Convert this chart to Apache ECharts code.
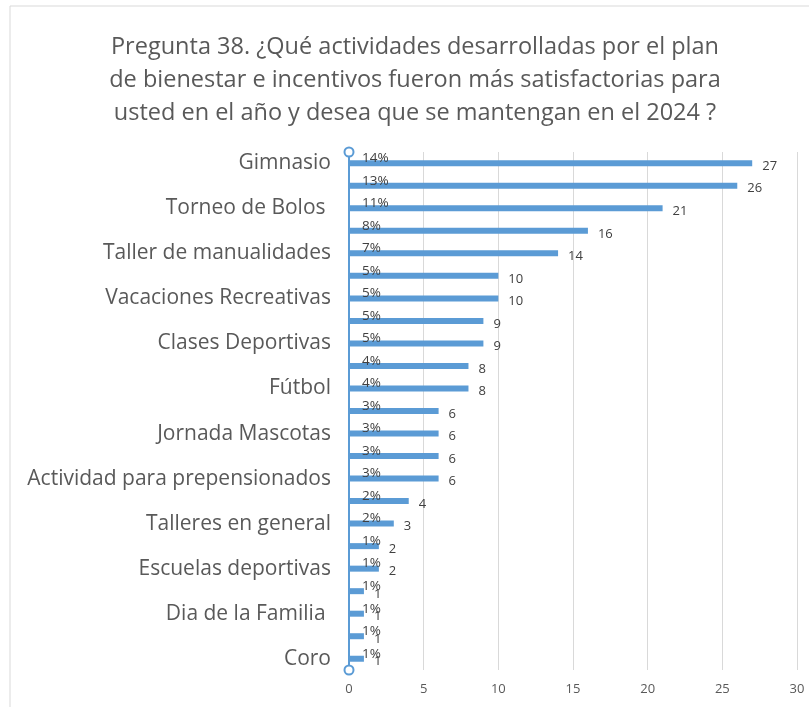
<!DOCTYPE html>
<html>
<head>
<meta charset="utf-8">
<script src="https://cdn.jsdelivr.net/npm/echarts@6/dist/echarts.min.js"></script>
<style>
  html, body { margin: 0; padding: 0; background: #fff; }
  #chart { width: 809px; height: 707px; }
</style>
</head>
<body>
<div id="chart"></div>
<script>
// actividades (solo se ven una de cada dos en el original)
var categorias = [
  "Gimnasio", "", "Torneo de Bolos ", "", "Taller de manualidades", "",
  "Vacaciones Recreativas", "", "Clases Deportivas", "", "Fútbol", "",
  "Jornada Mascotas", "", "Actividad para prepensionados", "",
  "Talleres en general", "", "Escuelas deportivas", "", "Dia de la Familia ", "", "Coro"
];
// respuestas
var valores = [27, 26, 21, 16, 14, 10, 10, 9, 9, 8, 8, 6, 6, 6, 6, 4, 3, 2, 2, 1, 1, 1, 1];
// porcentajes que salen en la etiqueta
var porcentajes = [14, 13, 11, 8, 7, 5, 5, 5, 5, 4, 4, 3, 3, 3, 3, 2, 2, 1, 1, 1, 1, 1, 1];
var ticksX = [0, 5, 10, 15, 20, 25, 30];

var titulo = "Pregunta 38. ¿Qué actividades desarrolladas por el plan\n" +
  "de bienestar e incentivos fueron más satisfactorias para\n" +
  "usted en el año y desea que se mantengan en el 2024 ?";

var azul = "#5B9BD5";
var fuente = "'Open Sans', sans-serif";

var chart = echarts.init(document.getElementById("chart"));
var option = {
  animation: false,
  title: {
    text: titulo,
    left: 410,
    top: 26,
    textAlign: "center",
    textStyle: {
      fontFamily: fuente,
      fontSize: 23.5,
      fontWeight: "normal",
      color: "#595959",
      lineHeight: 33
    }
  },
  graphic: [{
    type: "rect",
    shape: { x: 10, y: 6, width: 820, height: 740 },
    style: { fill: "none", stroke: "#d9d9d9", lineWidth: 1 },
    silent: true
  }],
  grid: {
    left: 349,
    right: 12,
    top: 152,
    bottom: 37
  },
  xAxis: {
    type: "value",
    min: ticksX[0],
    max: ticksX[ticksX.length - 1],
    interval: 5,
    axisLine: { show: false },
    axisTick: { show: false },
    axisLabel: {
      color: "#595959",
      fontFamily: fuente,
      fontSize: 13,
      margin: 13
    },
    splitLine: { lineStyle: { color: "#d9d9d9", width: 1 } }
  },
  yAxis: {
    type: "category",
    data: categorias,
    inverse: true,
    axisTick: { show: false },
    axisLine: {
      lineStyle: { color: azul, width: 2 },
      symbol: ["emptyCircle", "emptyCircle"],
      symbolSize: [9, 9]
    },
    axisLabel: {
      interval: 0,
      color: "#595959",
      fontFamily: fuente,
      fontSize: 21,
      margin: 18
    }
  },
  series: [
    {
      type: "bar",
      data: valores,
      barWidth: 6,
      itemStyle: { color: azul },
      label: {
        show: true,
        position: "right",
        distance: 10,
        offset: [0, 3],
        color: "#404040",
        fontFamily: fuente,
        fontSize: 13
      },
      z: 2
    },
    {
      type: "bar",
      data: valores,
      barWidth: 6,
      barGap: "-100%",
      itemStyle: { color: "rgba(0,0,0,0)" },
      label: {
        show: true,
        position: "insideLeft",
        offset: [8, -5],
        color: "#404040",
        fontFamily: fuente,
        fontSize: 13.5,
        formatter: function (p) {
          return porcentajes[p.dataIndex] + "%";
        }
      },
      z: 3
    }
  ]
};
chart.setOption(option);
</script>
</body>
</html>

┄┄┄┄┄┄┄┄┄┄┄┄┄┄┄┄┄┄┄┄

> **EXERCISE**:
Repeat the listing in full and exactly. Do not include any images.

> **CORRECT OUTPUT**:
Convert this chart to Apache ECharts code.
<!DOCTYPE html>
<html>
<head>
<meta charset="utf-8">
<script src="https://cdn.jsdelivr.net/npm/echarts@6/dist/echarts.min.js"></script>
<style>
  html, body { margin: 0; padding: 0; background: #fff; }
  #chart { width: 809px; height: 707px; }
</style>
</head>
<body>
<div id="chart"></div>
<script>
// actividades (solo se ven una de cada dos en el original)
var categorias = [
  "Gimnasio", "", "Torneo de Bolos ", "", "Taller de manualidades", "",
  "Vacaciones Recreativas", "", "Clases Deportivas", "", "Fútbol", "",
  "Jornada Mascotas", "", "Actividad para prepensionados", "",
  "Talleres en general", "", "Escuelas deportivas", "", "Dia de la Familia ", "", "Coro"
];
// respuestas
var valores = [27, 26, 21, 16, 14, 10, 10, 9, 9, 8, 8, 6, 6, 6, 6, 4, 3, 2, 2, 1, 1, 1, 1];
// porcentajes que salen en la etiqueta
var porcentajes = [14, 13, 11, 8, 7, 5, 5, 5, 5, 4, 4, 3, 3, 3, 3, 2, 2, 1, 1, 1, 1, 1, 1];
var ticksX = [0, 5, 10, 15, 20, 25, 30];

var titulo = "Pregunta 38. ¿Qué actividades desarrolladas por el plan\n" +
  "de bienestar e incentivos fueron más satisfactorias para\n" +
  "usted en el año y desea que se mantengan en el 2024 ?";

var azul = "#5B9BD5";
var fuente = "'Open Sans', sans-serif";

var chart = echarts.init(document.getElementById("chart"));
var option = {
  animation: false,
  title: {
    text: titulo,
    left: 410,
    top: 26,
    textAlign: "center",
    textStyle: {
      fontFamily: fuente,
      fontSize: 23.5,
      fontWeight: "normal",
      color: "#595959",
      lineHeight: 33
    }
  },
  graphic: [{
    type: "rect",
    shape: { x: 10, y: 6, width: 820, height: 740 },
    style: { fill: "none", stroke: "#d9d9d9", lineWidth: 1 },
    silent: true
  }],
  grid: {
    left: 349,
    right: 12,
    top: 152,
    bottom: 37
  },
  xAxis: {
    type: "value",
    min: ticksX[0],
    max: ticksX[ticksX.length - 1],
    interval: 5,
    axisLine: { show: false },
    axisTick: { show: false },
    axisLabel: {
      color: "#595959",
      fontFamily: fuente,
      fontSize: 13,
      margin: 13
    },
    splitLine: { lineStyle: { color: "#d9d9d9", width: 1 } }
  },
  yAxis: {
    type: "category",
    data: categorias,
    inverse: true,
    axisTick: { show: false },
    axisLine: {
      lineStyle: { color: azul, width: 2 },
      symbol: ["emptyCircle", "emptyCircle"],
      symbolSize: [9, 9]
    },
    axisLabel: {
      interval: 0,
      color: "#595959",
      fontFamily: fuente,
      fontSize: 21,
      margin: 18
    }
  },
  series: [
    {
      type: "bar",
      data: valores,
      barWidth: 6,
      itemStyle: { color: azul },
      label: {
        show: true,
        position: "right",
        distance: 10,
        offset: [0, 3],
        color: "#404040",
        fontFamily: fuente,
        fontSize: 13
      },
      z: 2
    },
    {
      type: "bar",
      data: valores,
      barWidth: 6,
      barGap: "-100%",
      itemStyle: { color: "rgba(0,0,0,0)" },
      label: {
        show: true,
        position: "insideLeft",
        offset: [8, -5],
        color: "#404040",
        fontFamily: fuente,
        fontSize: 13.5,
        formatter: function (p) {
          return porcentajes[p.dataIndex] + "%";
        }
      },
      z: 3
    }
  ]
};
chart.setOption(option);
</script>
</body>
</html>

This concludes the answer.